§ **TASK TO CARRY OUT**
Copy exactly, and only, the lines between the start of the entries below and the line containing "(title) at (250,16)", both inclusive. Omit pictures.

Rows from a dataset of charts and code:
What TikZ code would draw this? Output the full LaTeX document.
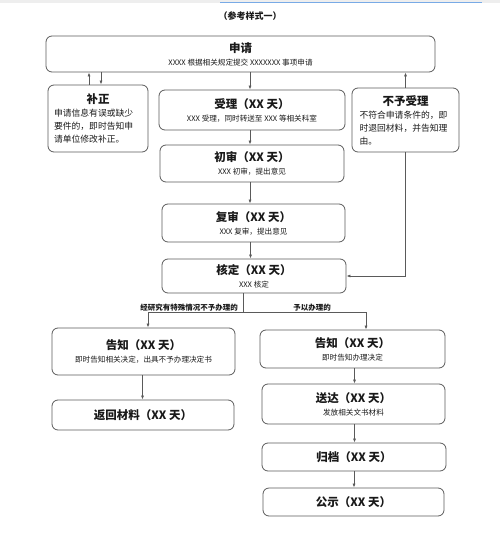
\documentclass[tikz,border=0pt]{standalone}
\usepackage{fontspec}
\setmainfont{Noto Sans CJK SC}
\usepackage{tikz}
\usetikzlibrary{arrows.meta,calc,positioning}
\definecolor{LineGray}{RGB}{90,90,90}
\definecolor{InkGray}{RGB}{25,25,25}
\definecolor{BarGray}{RGB}{238,238,238}
\definecolor{BarBlue}{RGB}{120,170,230}
\newcommand{\flowtext}[2]{{\fontsize{11.5}{14}\selectfont\bfseries #1}\\[1pt]{\fontsize{7.6}{9}\selectfont #2}}
\newcommand{\flowhead}[1]{{\fontsize{11.5}{14}\selectfont\bfseries #1}}

\begin{document}
\begin{tikzpicture}[x=1pt,y=-1pt,>={Latex[length=4pt,width=3pt]},
  flowbox/.style={draw=LineGray,line width=0.8pt,rounded corners=6pt,
    inner sep=0pt,align=center,text=InkGray},
  flowline/.style={draw=LineGray,line width=0.7pt},
  branchlabel/.style={font=\fontsize{7.5}{9}\selectfont\bfseries,text=InkGray,inner sep=1pt}]
  \useasboundingbox (0,0) rectangle (500,537);
  % top strip
  \fill[BarGray] (0,0) rectangle (500,3);
  \draw[BarBlue,line width=1pt] (220,3)--(482,3);
  \node[font=\fontsize{9}{11}\selectfont\bfseries,text=InkGray] (title) at (250,16) {（参考样式一）};

  \node[flowbox,minimum width=389,minimum height=36] (shenqing) at (240.5,54)
    {\flowtext{申请}{XXXX 根据相关规定提交 XXXXXXX 事项申请}};
  \node[flowbox,minimum width=100,minimum height=67] (buzheng) at (98,118.5)
    {\parbox{88pt}{\centering\flowhead{补正}\par\raggedright\fontsize{8.8}{13}\selectfont
      申请信息有误或缺少\\要件的，即时告知申\\请单位修改补正。}};
  \node[flowbox,minimum width=186,minimum height=40] (shouli) at (252,110)
    {\flowtext{受理（XX 天）}{XXX 受理，同时转送至 XXX 等相关科室}};
  \node[flowbox,minimum width=107,minimum height=64] (buyu) at (405.5,120)
    {\parbox{92pt}{\centering\flowhead{不予受理}\par\raggedright\fontsize{8.8}{13}\selectfont
      不符合申请条件的，即\\时退回材料，并告知理\\由。}};
  \node[flowbox,minimum width=184,minimum height=37] (chushen) at (252,163.5)
    {\flowtext{初审（XX 天）}{XXX 初审，提出意见}};
  \node[flowbox,minimum width=183,minimum height=38] (fushen) at (253.5,223)
    {\flowtext{复审（XX 天）}{XXX 复审，提出意见}};
  \node[flowbox,minimum width=184,minimum height=34] (heding) at (254,276)
    {\flowtext{核定（XX 天）}{XXX 核定}};

  \node[flowbox,minimum width=183,minimum height=47] (gaozhiL) at (143.5,351.5)
    {\flowtext{告知（XX 天）}{即时告知相关决定，出具不予办理决定书}};
  \node[flowbox,minimum width=182,minimum height=30] (fanhui) at (143,415)
    {\flowhead{返回材料（XX 天）}};
  \node[flowbox,minimum width=185,minimum height=38] (gaozhiR) at (352.5,349)
    {\flowtext{告知（XX 天）}{即时告知办理决定}};
  \node[flowbox,minimum width=183,minimum height=40] (songda) at (353.5,404)
    {\flowtext{送达（XX 天）}{发放相关文书材料}};
  \node[flowbox,minimum width=184,minimum height=28] (guidang) at (354,457)
    {\flowhead{归档（XX 天）}};
  \node[flowbox,minimum width=181,minimum height=28] (gongshi) at (353.5,502)
    {\flowhead{公示（XX 天）}};

  % connectors
  \draw[flowline,->] ([xshift=-9]buzheng.north) -- ([xshift=-9]buzheng.north |- shenqing.south);
  \draw[flowline,->] ([xshift=3]buzheng.north |- shenqing.south) -- ([xshift=3]buzheng.north);
  \draw[flowline,->] ([xshift=-2]shouli.north |- shenqing.south) -- ([xshift=-2]shouli.north);
  \draw[flowline,->] (buyu.north) -- (buyu.north |- shenqing.south);
  \draw[flowline,->] ([xshift=-2]shouli.south) -- ([xshift=-2]shouli.south |- chushen.north);
  \draw[flowline,->] ([xshift=-2]chushen.south) -- ([xshift=-2]chushen.south |- fushen.north);
  \draw[flowline,->] ([xshift=-3]fushen.south) -- ([xshift=-3]fushen.south |- heding.north);
  \draw[flowline,->] (buyu.south) |- (heding.east);

  \coordinate (split) at (243,312);
  \coordinate (splitL) at (148,312);
  \coordinate (splitR) at (366,312);
  \draw[flowline] (split |- heding.south) -- (split);
  \draw[flowline] (splitL) -- (splitR);
  \draw[flowline,->] (splitL) -- (splitL |- gaozhiL.north);
  \draw[flowline,->] (splitR) -- (splitR |- gaozhiR.north);
  \node[branchlabel,above] (noLabel) at (189,312) {经研究有特殊情况不予办理的};
  \node[branchlabel,above] (yesLabel) at (312,312) {予以办理的};

  \draw[flowline,->] ([xshift=-1]gaozhiL.south) -- ([xshift=-1]gaozhiL.south |- fanhui.north);
  \draw[flowline,->] ([xshift=2]gaozhiR.south) -- ([xshift=2]gaozhiR.south |- songda.north);
  \draw[flowline,->] ([xshift=1]songda.south) -- ([xshift=1]songda.south |- guidang.north);
  \draw[flowline,->] (guidang.south) -- (guidang.south |- gongshi.north);
\end{tikzpicture}
\end{document}
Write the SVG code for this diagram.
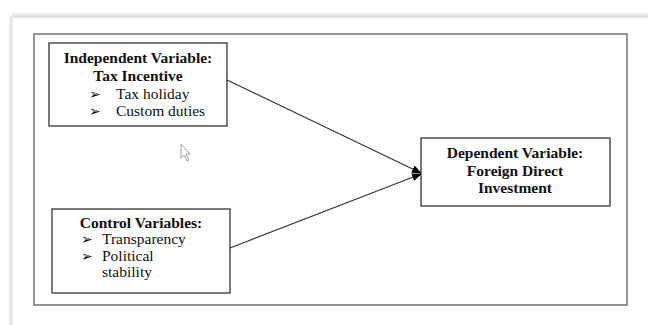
<svg xmlns="http://www.w3.org/2000/svg" width="648" height="325" viewBox="0 0 648 325">
<defs>
<linearGradient id="shTop" x1="0" y1="0" x2="0" y2="1">
<stop offset="0" stop-color="#ffffff"/><stop offset="0.6" stop-color="#dcdcdc"/><stop offset="1" stop-color="#ececec"/>
</linearGradient>
<linearGradient id="shLeft" x1="0" y1="0" x2="1" y2="0">
<stop offset="0" stop-color="#ffffff"/><stop offset="0.6" stop-color="#e2e2e2"/><stop offset="1" stop-color="#efefef"/>
</linearGradient>
<marker id="arr" viewBox="0 0 10 10" refX="9" refY="5" markerWidth="10" markerHeight="10" markerUnits="userSpaceOnUse" orient="auto">
<path d="M0,1 L10,5 L0,9 Z" fill="#000"/>
</marker>
</defs>
<style>
.box{fill:#fff;stroke:#222;stroke-width:1.2}
.t{font-family:"Liberation Serif","Times New Roman",serif;font-size:15.5px;fill:#111}
.b{font-weight:bold}
.c{text-anchor:middle}
.bul{font-family:"DejaVu Sans",sans-serif;font-size:14px;font-weight:bold;fill:#111}
.conn{stroke:#333;stroke-width:1.1;fill:none}
</style>
<rect x="0" y="0" width="648" height="325" fill="#fff"/>
<rect x="12" y="12" width="636" height="7" fill="url(#shTop)"/>
<rect x="8" y="16" width="5" height="309" fill="url(#shLeft)"/>
<rect x="13" y="18" width="635" height="307" fill="#fff"/>
<rect x="34" y="34" width="593" height="271" fill="none" stroke="#7a7a7a" stroke-width="1.6"/>
<g id="connectors">
<line class="conn" x1="227" y1="80" x2="421" y2="173" marker-end="url(#arr)"/>
<line class="conn" x1="230" y1="248" x2="421" y2="174" marker-end="url(#arr)"/>
</g>
<g id="node-independent">
<rect class="box" x="49" y="43" width="178" height="83"/>
<text class="t b c" x="138" y="63">Independent Variable:</text>
<text class="t b c" x="138" y="81">Tax Incentive</text>
<text class="bul" x="89" y="98.5">➢</text>
<text class="t" x="116" y="99">Tax holiday</text>
<text class="bul" x="89" y="115.5">➢</text>
<text class="t" x="116" y="116">Custom duties</text>
</g>
<g id="node-control">
<rect class="box" x="52" y="209" width="178" height="84"/>
<text class="t b c" x="141" y="228">Control Variables:</text>
<text class="bul" x="81" y="243.5">➢</text>
<text class="t" x="102" y="244">Transparency</text>
<text class="bul" x="81" y="260.5">➢</text>
<text class="t" x="102" y="261">Political</text>
<text class="t" x="102" y="277">stability</text>
</g>
<g id="node-dependent">
<rect class="box" x="421" y="138" width="189" height="68"/>
<text class="t b c" x="515" y="158">Dependent Variable:</text>
<text class="t b c" x="515" y="175.5">Foreign Direct</text>
<text class="t b c" x="515" y="193">Investment</text>
</g>
<path d="M181,144 L181,158 L184,155 L187,161 L189,160 L186,154 L190,154 Z" fill="#fff" stroke="#888" stroke-width="0.8"/>
</svg>
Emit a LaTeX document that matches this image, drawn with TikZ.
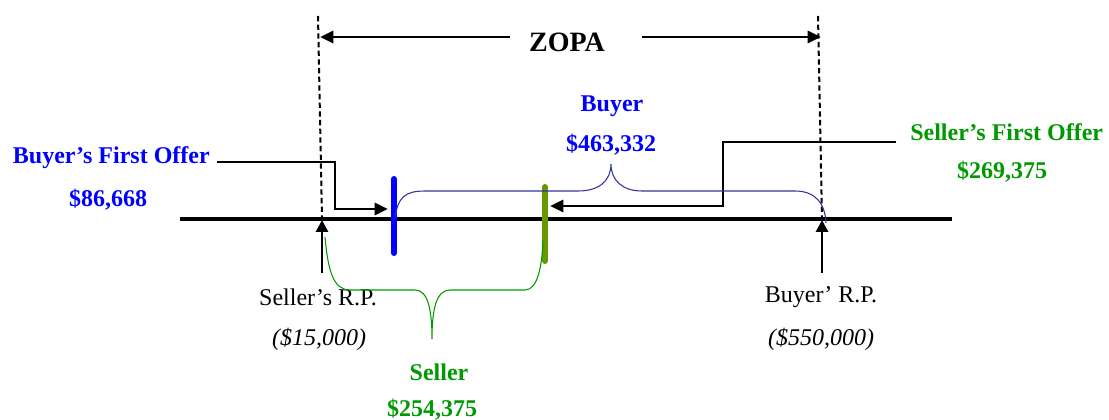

§ **THE OUTPUT**
What TikZ code would draw this? Output the full LaTeX document.
\documentclass[tikz,border=0pt]{standalone}
\usepackage{fontspec}
\setmainfont{Noto Sans CJK SC}
\usepackage{tikz}
\usetikzlibrary{arrows.meta,calc,positioning}
\definecolor{LineGray}{RGB}{90,90,90}
\definecolor{InkGray}{RGB}{25,25,25}
\definecolor{BarGray}{RGB}{238,238,238}
\definecolor{BarBlue}{RGB}{120,170,230}
\newcommand{\flowtext}[2]{{\fontsize{11.5}{14}\selectfont\bfseries #1}\\[1pt]{\fontsize{7.6}{9}\selectfont #2}}
\newcommand{\flowhead}[1]{{\fontsize{11.5}{14}\selectfont\bfseries #1}}

\begin{document}
\begin{tikzpicture}[x=1pt,y=-1pt,>={Latex[length=4pt,width=3pt]},
  flowbox/.style={draw=LineGray,line width=0.8pt,rounded corners=6pt,
    inner sep=0pt,align=center,text=InkGray},
  flowline/.style={draw=LineGray,line width=0.7pt},
  branchlabel/.style={font=\fontsize{7.5}{9}\selectfont\bfseries,text=InkGray,inner sep=1pt}]
  \useasboundingbox (0,0) rectangle (500,537);
  % top strip
  \fill[BarGray] (0,0) rectangle (500,3);
  \draw[BarBlue,line width=1pt] (220,3)--(482,3);
  \node[font=\fontsize{9}{11}\selectfont\bfseries,text=InkGray] (title) at (250,16) {（参考样式一）};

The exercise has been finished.